[Start of Records for processing]

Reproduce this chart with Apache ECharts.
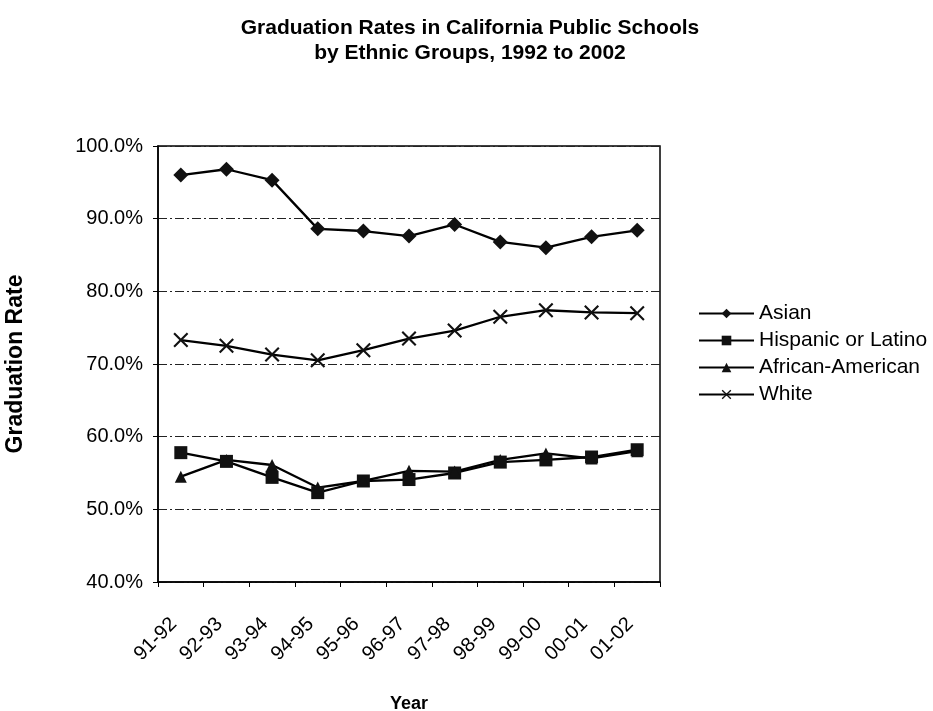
<!DOCTYPE html>
<html>
<head>
<meta charset="utf-8">
<script src="https://cdn.jsdelivr.net/npm/echarts@6/dist/echarts.min.js"></script>
<style>
html,body{margin:0;padding:0;background:#fff;}
#chart{width:933px;height:711px;}
</style>
</head>
<body>
<div id="chart"></div>
<script>
const categories = ['91-92','92-93','93-94','94-95','95-96','96-97','97-98','98-99','99-00','00-01','01-02'];
const asian = [96.0, 96.8, 95.3, 88.6, 88.3, 87.6, 89.2, 86.8, 86.0, 87.5, 88.4];
const hispanic = [57.8, 56.6, 54.4, 52.3, 53.9, 54.1, 55.0, 56.5, 56.8, 57.2, 58.2];
const african = [54.5, 56.8, 56.1, 53.0, 53.9, 55.3, 55.2, 56.8, 57.7, 57.0, 58.0];
const white = [73.3, 72.5, 71.3, 70.5, 71.9, 73.5, 74.6, 76.5, 77.4, 77.1, 77.0];
const seriesNames = ['Asian', 'Hispanic or Latino', 'African-American', 'White'];
const yTicks = {min: 40, max: 100, interval: 10};

const xPath = 'path://M0,1 L1,0 L5,4 L9,0 L10,1 L6,5 L10,9 L9,10 L5,6 L1,10 L0,9 L4,5 Z';

const font = '"Liberation Sans", Arial, sans-serif';
const chart = echarts.init(document.getElementById('chart'));

function mk(name, data, symbol, size) {
  return {
    name: name,
    type: 'line',
    data: data,
    symbol: symbol,
    symbolSize: size,
    showSymbol: true,
    lineStyle: {color: '#000', width: 2.3},
    itemStyle: {color: '#111', borderColor: '#000', borderWidth: 0},
    emphasis: {disabled: true},
    animation: false
  };
}

chart.setOption({
  backgroundColor: '#fff',
  animation: false,
  title: {
    text: 'Graduation Rates in California Public Schools\nby Ethnic Groups, 1992 to 2002',
    left: 465,
    textAlign: 'center',
    top: 11,
    textStyle: {fontFamily: font, fontSize: 21, fontWeight: 'bold', color: '#000', lineHeight: 25}
  },
  legend: {
    orient: 'vertical',
    left: 693,
    top: 298,
    itemGap: 6,
    itemWidth: 55,
    itemHeight: 12,
    textStyle: {fontFamily: font, fontSize: 21, color: '#000', lineHeight: 21},
    data: seriesNames
  },
  grid: {
    left: 158,
    right: 273,
    top: 146,
    bottom: 129,
    outerBoundsMode: 'none',
    containLabel: false,
    show: true,
    borderColor: '#000',
    borderWidth: 1.5,
    backgroundColor: 'transparent'
  },
  xAxis: {
    type: 'category',
    data: categories,
    boundaryGap: true,
    name: 'Year',
    nameLocation: 'middle',
    nameGap: 113,
    nameTextStyle: {fontFamily: font, fontSize: 18, fontWeight: 'bold', color: '#000'},
    axisLine: {lineStyle: {color: '#000', width: 1.5}},
    axisTick: {show: true, length: 5, lineStyle: {color: '#000'}},
    axisLabel: {rotate: 45, fontFamily: font, fontSize: 20, color: '#000', margin: 32, interval: 0,
      padding: [0, 10, 0, 0]},
    splitLine: {show: false}
  },
  yAxis: {
    type: 'value',
    min: yTicks.min,
    max: yTicks.max,
    interval: yTicks.interval,
    name: 'Graduation Rate',
    nameLocation: 'middle',
    nameGap: 131,
    nameRotate: 90,
    nameTextStyle: {fontFamily: font, fontSize: 23, fontWeight: 'bold', color: '#000'},
    axisLine: {show: true, lineStyle: {color: '#000', width: 1.5}},
    axisTick: {show: true, length: 5, lineStyle: {color: '#000'}},
    axisLabel: {fontFamily: font, fontSize: 20, color: '#000', margin: 15,
      formatter: v => v.toFixed(1) + '%'},
    splitLine: {show: true, lineStyle: {color: '#222', width: 1, type: [9, 3, 2, 3]}}
  },
  series: [
    mk(seriesNames[0], asian, 'diamond', 15),
    mk(seriesNames[1], hispanic, 'rect', 13),
    mk(seriesNames[2], african, 'triangle', 12),
    mk(seriesNames[3], white, xPath, 15)
  ]
});
</script>
</body>
</html>
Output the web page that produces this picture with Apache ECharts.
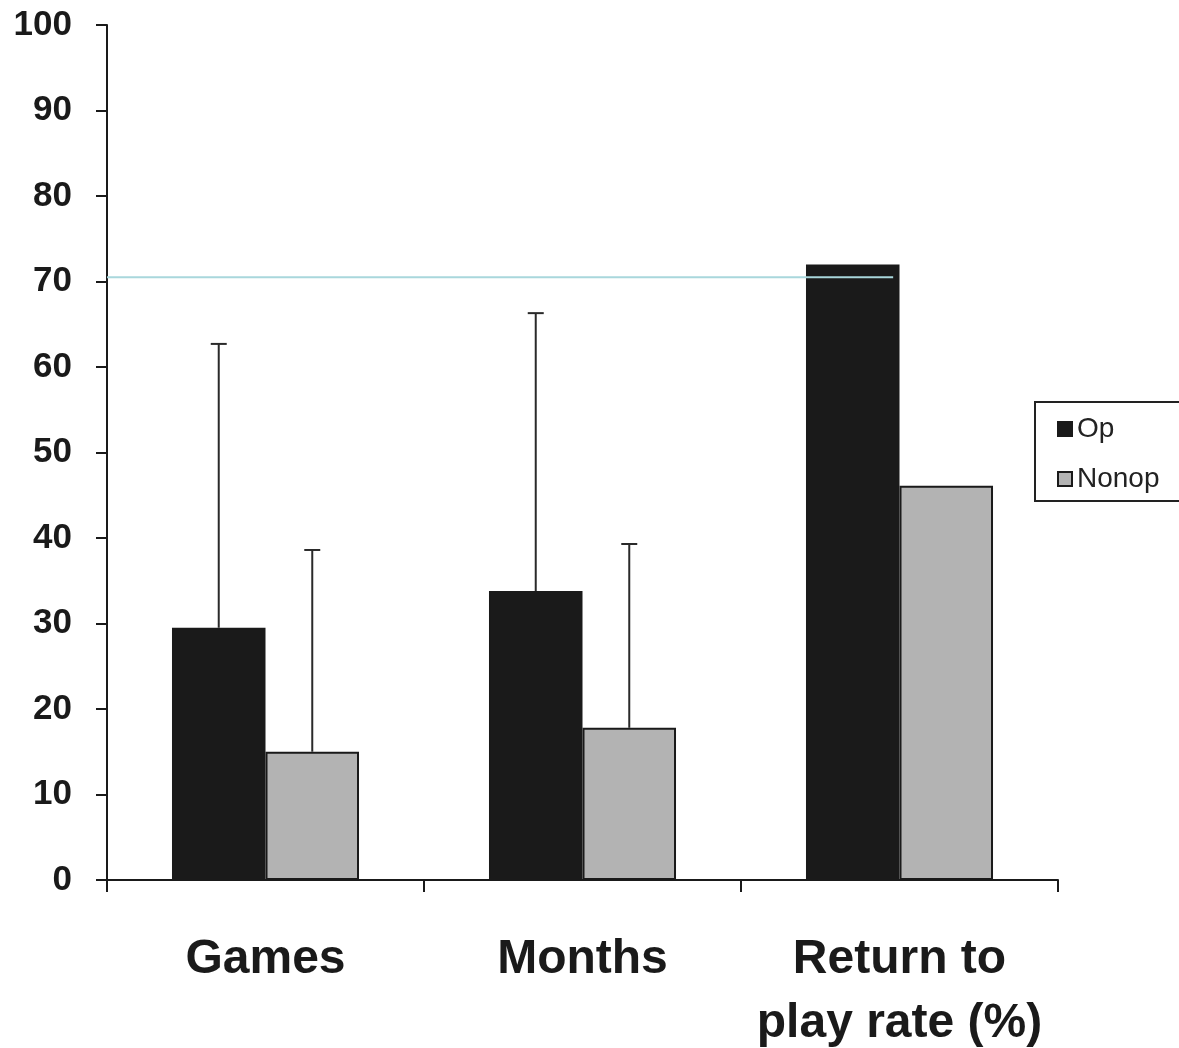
<!DOCTYPE html>
<html>
<head>
<meta charset="utf-8">
<script src="https://cdn.jsdelivr.net/npm/echarts@6/dist/echarts.min.js"></script>
<style>
html,body{margin:0;padding:0;background:#fff;}
#chart{width:1179px;height:1048px;}
</style>
</head>
<body>
<div id="chart"></div>
<script>
var categories = ['Games', 'Months', 'Return to\nplay rate (%)'];
var seriesNames = ['Op', 'Nonop'];
var opValues = [29.5, 33.8, 72.0];
var nonopValues = [15.0, 17.8, 46.1];
var opErrorTop = [62.7, 66.3, null];
var nonopErrorTop = [38.6, 39.3, null];
var yTicks = [0, 10, 20, 30, 40, 50, 60, 70, 80, 90, 100];
var refLineValue = 70.5;
var refLineExtent = [0, 2.48];

var BAR_GAP_PCT = 0.41;

function errorData(vals, tops) {
  var out = [];
  for (var i = 0; i < vals.length; i++) {
    if (tops[i] != null) out.push([i, vals[i], tops[i]]);
  }
  return out;
}

function makeErrorRender(sideSign) {
  return function (params, api) {
    var idx = api.value(0);
    var low = api.coord([idx, api.value(1)]);
    var high = api.coord([idx, api.value(2)]);
    var catW = api.size([1, 0])[0];
    var bw = catW * (1 - BAR_GAP_PCT) / 2;
    var x = low[0] + sideSign * bw / 2;
    var cap = 8;
    var style = { stroke: '#2a2a2a', lineWidth: 2 };
    return {
      type: 'group',
      children: [
        { type: 'line', shape: { x1: x, y1: low[1], x2: x, y2: high[1] }, style: style },
        { type: 'line', shape: { x1: x - cap, y1: high[1], x2: x + cap, y2: high[1] }, style: style }
      ]
    };
  };
}

var chart = echarts.init(document.getElementById('chart'), null, { renderer: 'canvas' });

var option = {
  animation: false,
  backgroundColor: '#ffffff',
  grid: { left: 107, right: 121, top: 25, bottom: 168, containLabel: false, outerBoundsMode: 'none' },
  legend: {
    data: seriesNames,
    orient: 'vertical',
    left: 1035,
    top: 402,
    padding: [13, 40, 8, 22],
    itemGap: 22,
    itemWidth: 14,
    itemHeight: 14,
    icon: 'rect',
    borderColor: '#222',
    borderWidth: 2,
    textStyle: { fontFamily: 'Liberation Sans', fontSize: 28, color: '#222', lineHeight: 24 }
  },
  xAxis: [{
    type: 'category',
    data: categories,
    boundaryGap: true,
    axisLine: { show: true, lineStyle: { color: '#1a1a1a', width: 2 } },
    axisTick: { show: true, inside: false, length: 12, alignWithLabel: false, lineStyle: { color: '#1a1a1a', width: 2 } },
    axisLabel: {
      margin: 48,
      fontFamily: 'Liberation Sans',
      fontWeight: 'bold',
      fontSize: 48,
      lineHeight: 64,
      color: '#1a1a1a',
      interval: 0
    },
    splitLine: { show: false }
  }, {
    type: 'value',
    min: 0,
    max: 3,
    show: false
  }],
  yAxis: {
    type: 'value',
    min: 0,
    max: 100,
    interval: 10,
    axisLine: { show: true, lineStyle: { color: '#1a1a1a', width: 2 } },
    axisTick: { show: true, inside: false, length: 11, lineStyle: { color: '#1a1a1a', width: 2 } },
    axisLabel: {
      margin: 35,
      fontFamily: 'Liberation Sans',
      fontWeight: 'bold',
      fontSize: 35,
      color: '#1a1a1a',
      formatter: function (v) { return yTicks.indexOf(v) >= 0 ? String(v) : ''; }
    },
    splitLine: { show: false }
  },
  series: [
    {
      name: 'Op',
      type: 'bar',
      data: opValues,
      barGap: '0%',
      barCategoryGap: '41%',
      itemStyle: { color: '#1a1a1a', borderColor: '#1a1a1a', borderWidth: 2 },
      z: 2
    },
    {
      name: 'Nonop',
      type: 'bar',
      data: nonopValues,
      barGap: '0%',
      barCategoryGap: '41%',
      itemStyle: { color: '#b3b3b3', borderColor: '#1a1a1a', borderWidth: 2 },
      z: 2
    },
    {
      name: 'opErr',
      type: 'custom',
      data: errorData(opValues, opErrorTop),
      renderItem: makeErrorRender(-1),
      z: 3,
      silent: true
    },
    {
      name: 'nonopErr',
      type: 'custom',
      data: errorData(nonopValues, nonopErrorTop),
      renderItem: makeErrorRender(1),
      z: 3,
      silent: true
    },
    {
      name: 'ref',
      type: 'line',
      xAxisIndex: 1,
      data: [[refLineExtent[0], refLineValue], [refLineExtent[1], refLineValue]],
      symbol: 'none',
      lineStyle: { color: '#a9d7dc', width: 2 },
      z: 4,
      silent: true
    }
  ]
};

chart.setOption(option);
</script>
</body>
</html>
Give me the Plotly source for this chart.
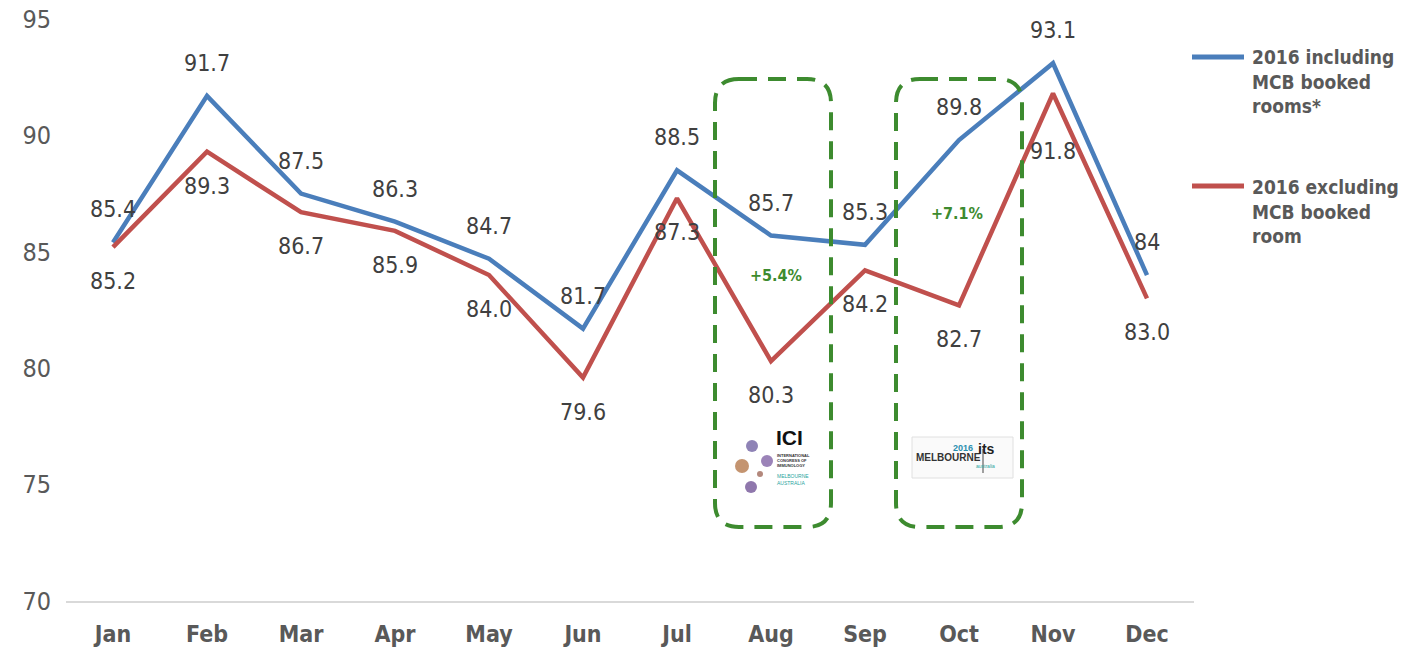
import plotly.graph_objects as go

months = ["Jan", "Feb", "Mar", "Apr", "May", "Jun", "Jul", "Aug", "Sep", "Oct", "Nov", "Dec"]
incl = [85.4, 91.7, 87.5, 86.3, 84.7, 81.7, 88.5, 85.7, 85.3, 89.8, 93.1, 84.0]
excl = [85.2, 89.3, 86.7, 85.9, 84.0, 79.6, 87.3, 80.3, 84.2, 82.7, 91.8, 83.0]
incl_labels = ["85.4", "91.7", "87.5", "86.3", "84.7", "81.7", "88.5", "85.7", "85.3", "89.8", "93.1", "84"]
excl_labels = ["85.2", "89.3", "86.7", "85.9", "84.0", "79.6", "87.3", "80.3", "84.2", "82.7", "91.8", "83.0"]
yticks = [70, 75, 80, 85, 90, 95]
legend_names = ["2016 including<br>MCB booked<br>rooms*", "2016 excluding<br>MCB booked<br>room"]

BLUE = "#4A7EBB"
RED = "#C0504D"
GREEN = "#3D8B2F"
FONT = "'DejaVu Sans Condensed', 'Liberation Sans', 'DejaVu Sans', sans-serif"

W, H = 1408, 650
ML, MR, MT, MB = 66, 214, 19, 49
PW, PH = W - ML - MR, H - MT - MB


def px(x):
    return (x - ML) / PW


def py(y):
    return (H - MB - y) / PH


fig = go.Figure()
fig.add_trace(go.Scatter(x=months, y=incl, mode="lines", name="incl",
                         line=dict(color=BLUE, width=4.5), showlegend=False))
fig.add_trace(go.Scatter(x=months, y=excl, mode="lines", name="excl",
                         line=dict(color=RED, width=4.5), showlegend=False))

annotations = []
for m, v, t in zip(months, incl, incl_labels):
    annotations.append(dict(x=m, y=v, text=t, showarrow=False, yshift=33,
                            font=dict(family=FONT, size=23, color="#404040")))
for m, v, t in zip(months, excl, excl_labels):
    shift = -57 if m == "Nov" else -34
    annotations.append(dict(x=m, y=v, text=t, showarrow=False, yshift=shift,
                            font=dict(family=FONT, size=23, color="#404040")))

shapes = []


def rounded_box(x0, y0, x1, y1, r):
    X0, X1 = px(x0), px(x1)
    Y0, Y1 = py(y0), py(y1)
    rx, ry = r / PW, r / PH
    path = (f"M {X0+rx},{Y0} L {X1-rx},{Y0} Q {X1},{Y0} {X1},{Y0-ry} "
            f"L {X1},{Y1+ry} Q {X1},{Y1} {X1-rx},{Y1} "
            f"L {X0+rx},{Y1} Q {X0},{Y1} {X0},{Y1+ry} "
            f"L {X0},{Y0-ry} Q {X0},{Y0} {X0+rx},{Y0} Z")
    return dict(type="path", xref="paper", yref="paper", path=path,
                line=dict(color=GREEN, width=4, dash="18px,11px"))


shapes.append(rounded_box(715, 79, 831, 527, 24))
shapes.append(rounded_box(896, 79, 1022, 527, 24))

# highlight percentages
annotations.append(dict(xref="paper", yref="paper", x=px(776), y=py(275), text="<b>+5.4%</b>",
                        xanchor="center", yanchor="middle",
                        showarrow=False, font=dict(family=FONT, size=16, color=GREEN)))
annotations.append(dict(xref="paper", yref="paper", x=px(957), y=py(213), text="<b>+7.1%</b>",
                        xanchor="center", yanchor="middle",
                        showarrow=False, font=dict(family=FONT, size=16, color=GREEN)))

# legend
legend_y = [82, 211]
for name, col, ly in zip(legend_names, [BLUE, RED], [57, 186]):
    shapes.append(dict(type="line", xref="paper", yref="paper", x0=px(1192), x1=px(1244),
                       y0=py(ly), y1=py(ly), line=dict(color=col, width=5)))
for name, cy in zip(legend_names, legend_y):
    annotations.append(dict(xref="paper", yref="paper", x=px(1250), y=py(cy), text="<b>" + name + "</b>",
                            xanchor="left", yanchor="middle", align="left", showarrow=False,
                            font=dict(family=FONT, size=19, color="#595959")))

# ICI logo approximation
for cx, cy, r, c in [(752, 446, 6, "#6A5A9E"), (742, 466, 7, "#B07040"), (767, 461, 6, "#7A5AA0"),
                     (760, 474, 3, "#9A6050"), (751, 487, 6, "#6A4A90")]:
    shapes.append(dict(type="circle", xref="paper", yref="paper", x0=px(cx - r), x1=px(cx + r),
                       y0=py(cy + r), y1=py(cy - r), fillcolor=c, line=dict(width=0), opacity=0.75))
annotations.append(dict(xref="paper", yref="paper", x=px(774), y=py(451), text="<b>ICI</b>",
                        xanchor="left", showarrow=False, font=dict(family="Liberation Sans", size=21, color="#111111")))
annotations.append(dict(xref="paper", yref="paper", x=px(775), y=py(470),
                        text="<b>INTERNATIONAL<br>CONGRESS OF<br>IMMUNOLOGY</b>", xanchor="left", align="left",
                        showarrow=False, font=dict(family="Liberation Sans", size=4, color="#333333")))
annotations.append(dict(xref="paper", yref="paper", x=px(775), y=py(488),
                        text="MELBOURNE<br>AUSTRALIA", xanchor="left", align="left",
                        showarrow=False, font=dict(family="Liberation Sans", size=5, color="#2AA5A0")))

# ITS Melbourne logo approximation
shapes.append(dict(type="rect", xref="paper", yref="paper", x0=px(912), x1=px(1013), y0=py(478), y1=py(437),
                   line=dict(color="#E0E0E0", width=1), fillcolor="rgba(250,250,250,1)"))
annotations.append(dict(xref="paper", yref="paper", x=px(975), y=py(455), text="<b>2016</b>",
                        xanchor="right", showarrow=False, font=dict(family="Liberation Sans", size=9, color="#2A8FB0")))
annotations.append(dict(xref="paper", yref="paper", x=px(914), y=py(465), text="<b>MELBOURNE</b>",
                        xanchor="left", showarrow=False, font=dict(family="Liberation Sans", size=10, color="#333333")))
annotations.append(dict(xref="paper", yref="paper", x=px(997), y=py(459), text="<b>its</b>",
                        showarrow=False, font=dict(family="Liberation Sans", size=14, color="#222222")))
annotations.append(dict(xref="paper", yref="paper", x=px(997), y=py(471), text="australia",
                        showarrow=False, font=dict(family="Liberation Sans", size=5, color="#2AA5A0")))
shapes.append(dict(type="line", xref="paper", yref="paper", x0=px(983), x1=px(983), y0=py(449), y1=py(473),
                   line=dict(color="#444444", width=1)))

fig.update_layout(
    width=W, height=H, autosize=False,
    margin=dict(l=ML, r=MR, t=MT, b=MB, pad=0, autoexpand=False),
    paper_bgcolor="white", plot_bgcolor="white",
    showlegend=False,
    annotations=annotations, shapes=shapes,
    xaxis=dict(type="category", range=[-0.5, 11.5], showline=True, linecolor="#D9D9D9", linewidth=1.5,
               showgrid=False, zeroline=False, ticks="", ticklabelstandoff=12, automargin=False,
               tickfont=dict(family=FONT, size=23, color="#595959", weight="bold")),
    yaxis=dict(range=[70, 95], tickvals=yticks, showgrid=False, zeroline=False, showline=False,
               ticks="", ticklabelstandoff=14, automargin=False,
               tickfont=dict(family=FONT, size=25, color="#595959")),
)

fig.write_html("out.html")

[End of Records for processing]

> **To be done**:
Each line from the top of the material through the line containing "const chart = echarts.init(document.getElementById('chart'));" should be reproduced exactly; please drop any images.

> **Response below**:
Reproduce this chart with Apache ECharts.
<!DOCTYPE html>
<html>
<head>
<meta charset="utf-8">
<script src="https://cdn.jsdelivr.net/npm/echarts@6/dist/echarts.min.js"></script>
<style>
html,body{margin:0;padding:0;background:#fff;}
#chart{width:933px;height:711px;}
</style>
</head>
<body>
<div id="chart"></div>
<script>
const categories = ['91-92','92-93','93-94','94-95','95-96','96-97','97-98','98-99','99-00','00-01','01-02'];
const asian = [96.0, 96.8, 95.3, 88.6, 88.3, 87.6, 89.2, 86.8, 86.0, 87.5, 88.4];
const hispanic = [57.8, 56.6, 54.4, 52.3, 53.9, 54.1, 55.0, 56.5, 56.8, 57.2, 58.2];
const african = [54.5, 56.8, 56.1, 53.0, 53.9, 55.3, 55.2, 56.8, 57.7, 57.0, 58.0];
const white = [73.3, 72.5, 71.3, 70.5, 71.9, 73.5, 74.6, 76.5, 77.4, 77.1, 77.0];
const seriesNames = ['Asian', 'Hispanic or Latino', 'African-American', 'White'];
const yTicks = {min: 40, max: 100, interval: 10};

const xPath = 'path://M0,1 L1,0 L5,4 L9,0 L10,1 L6,5 L10,9 L9,10 L5,6 L1,10 L0,9 L4,5 Z';

const font = '"Liberation Sans", Arial, sans-serif';
const chart = echarts.init(document.getElementById('chart'));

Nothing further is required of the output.